Eram entrevistas de página inteira em jornais de grande circulação; revistas de grande porte; jornais de diversas cidades interioranas e capitais de outros estados...

O Lizoel, guitarrista que eu conhecia desde a minha primeira passagem pela banda, falava-me a respeito de muitos pormenores sobre os bastidores. Foi o componente da banda, mais antenado na questão das oportunidades dentro do mundo fonográfico, e foi logo a dizer-me que o Língua de Trapo estava na iminência para fechar contrato com uma grande gravadora, onde contatos já estavam adiantados. O Laert então preocupava-se mais com a realidade do cotidiano, e assim, queria que eu preparasse logo as músicas novas, pois o objetivo primordial seria preparar-me para o novo show que estava a ser ensaiado para a turnê de 1983 / 1984. Entrosei-me muito rapidamente com o baterista, Naminha, que é um amigo extremamente gentil. E também com o tecladista, João Lucas, que apesar de ver-me a ocupar o posto que fora de seu irmão, o baixista, Luiz Lucas, acolheu-me muito bem, e tornar-se-ia um grande amigo posteriormente, com o avançar da turnê.
A residência de Fernando Marconi, onde ensaiávamos em 1983, ficava na Rua Cardeal Arcoverde, próxima a essas pequenas oficinas de restauração de móveis antigos.

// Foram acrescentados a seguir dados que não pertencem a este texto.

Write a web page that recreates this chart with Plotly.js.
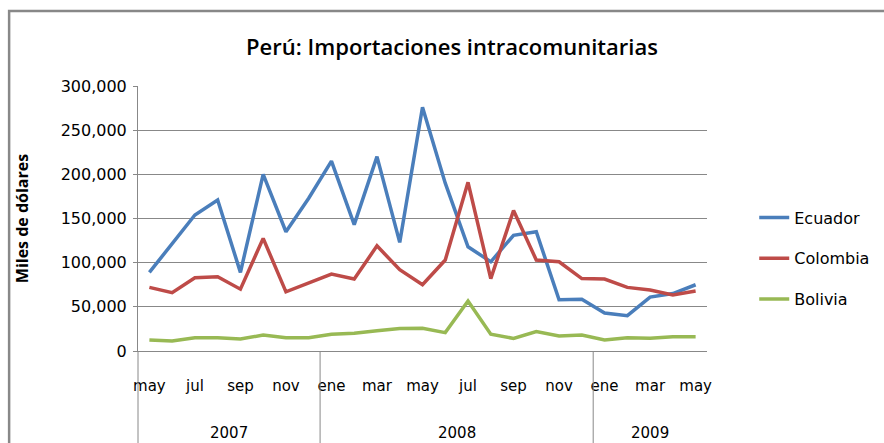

                             
Sergio Gama e Fernando Marconi também receberam-me muito bem. Os ensaios ocorriam na residência do Fernando Marconi, que estava casado com a jovem, Lia Moussalli, nessa época. Sergio Gama também estava casado, com Nancy Goulart, filha do jornalista, Goulart de Andrade, famoso pelo seu programa na Rede Globo, "Comando da Madrugada", e ela esperava o primeiro filho do casal. E o Pituco Freitas, estava mudado também. Estava com uma postura de artista, coisa que não tinha bem delineada antigamente. Agora ele aprendera a impor-se nesse sentido, o que fez-lhe muito bem. Nesse período, a banda estava assistida por um escritório de empresários, mas os membros não estavam contentes. Logo fui informado que estavam insatisfeitos, e sonhavam voltar a trabalhar com o empresário que tinham anteriormente, um holandês chamado, Jerome Vonk.